Conversational AI customer‑service agents for enterprises
Last updated:
January 2, 2026
Company details
HQ
San Francisco, CA
HEADCOUNT
100-499
ORG TYPE
Startup
SECTOR
Technology & Digital
About the company
Sierra is a software company building AI-powered customer service and enterprise agents designed to improve the way businesses automate and personalise user interactions. The company was co-founded by Bret Taylor (former Salesforce co-CEO and OpenAI chairman) and Clay Bavor (ex-Google Labs), and is focused on combining research-level AI with real-world deployments across global brands. Sierra has raised large funding rounds and secured major enterprise clients, and is positioning itself as a leader in next-generation AI agent tooling.
Locations and presence
Sierra is headquartered in San Francisco with additional offices in Atlanta, New York, and London, and emphasises in-person collaboration while allowing remote work when necessary.
Palpable Score
64.0
/ 100
Sierra is emerging as a strong early-career option among newer AI startups because it has explicitly visible new-grad and internship roles across software engineering functions, which is rare among early-stage AI firms of this size.
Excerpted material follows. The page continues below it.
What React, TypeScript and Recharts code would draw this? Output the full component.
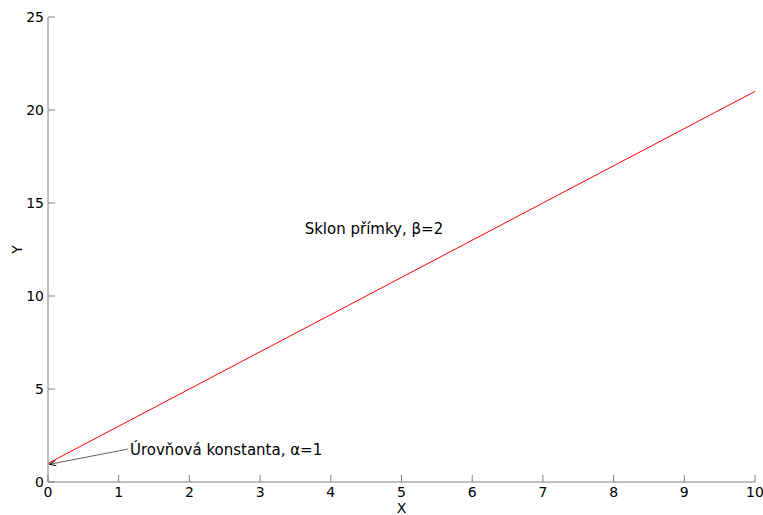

However, Sierra’s early-career hiring still sits alongside many senior roles, and public information about structured onboarding, development programming, pay transparency, and outcome tracking is limited, so the score reflects both opportunity and information gaps.
Pillar 1: Early-career access

Score

14.5
/ 20
  • The company lists summer 2026 internships and “New Grad / Software Engineer” roles across San Francisco, London, and New York, signalling a real early career hiring pipeline.
  • Sierra also mentions a broader Early Career Program in its careers copy, emphasising mentorship and working directly with customers from day one.
  • The majority of open roles are still senior or mid-level, meaning the junior hiring volume is present but not yet high-volume.
  • Pillar 2: Hiring fairness and transparency

    Score

    12.0
    / 20
  • Sierra publishes Equal Opportunity and candidate support language and invites candidates to experience culture in its offices, which improves transparency.
  • Public job descriptions list specific role expectations but do not formally describe the interview stages, timelines, or assessments in a consistent, public way.
  • There is limited third-party public candidate feedback available on interview consistency or candidate communication, so predictability is unclear.
  • Pillar 3: Learning and support

    Score

    13.5
    / 20
    • Sierra highlights work with customers and mentoring for early-career hires, which are promising signals for hands-on skill development.
    • The company’s size and co-founder pedigree suggest project-heavy roles, which can accelerate real experience if supported well.
    • Public evidence of structured intern onboarding, learning stipends, or formal early-career curriculum is not yet available, limiting clarity.

    Pillar 4: Pay fairness and stability

    Score

    11.0
    / 20
    • Sierra includes generous benefits like health, retirement match, parental leave, and flexible time off in careers materials.
    • There is no publicly posted salary range for early-career roles, and compensation transparency is limited across listings.
    • Without consistent pay-range guidance or third-party benchmarks, it’s hard for graduates to benchmark offers ahead of time.

    Pillar 5: Early-career outcomes

    Score

    13.0
    / 20
    • The existence of internship and new-grad roles suggests potential conversion pathways into full-time offers, but the company hasn’t published conversion or retention metrics publicly.
    • Sierra’s rapid growth and major funding rounds signal job stability and longer-term runway relative to many startups.
    • There’s limited aggregated employee sentiment or early-career progression data online, making it hard to assess typical outcomes.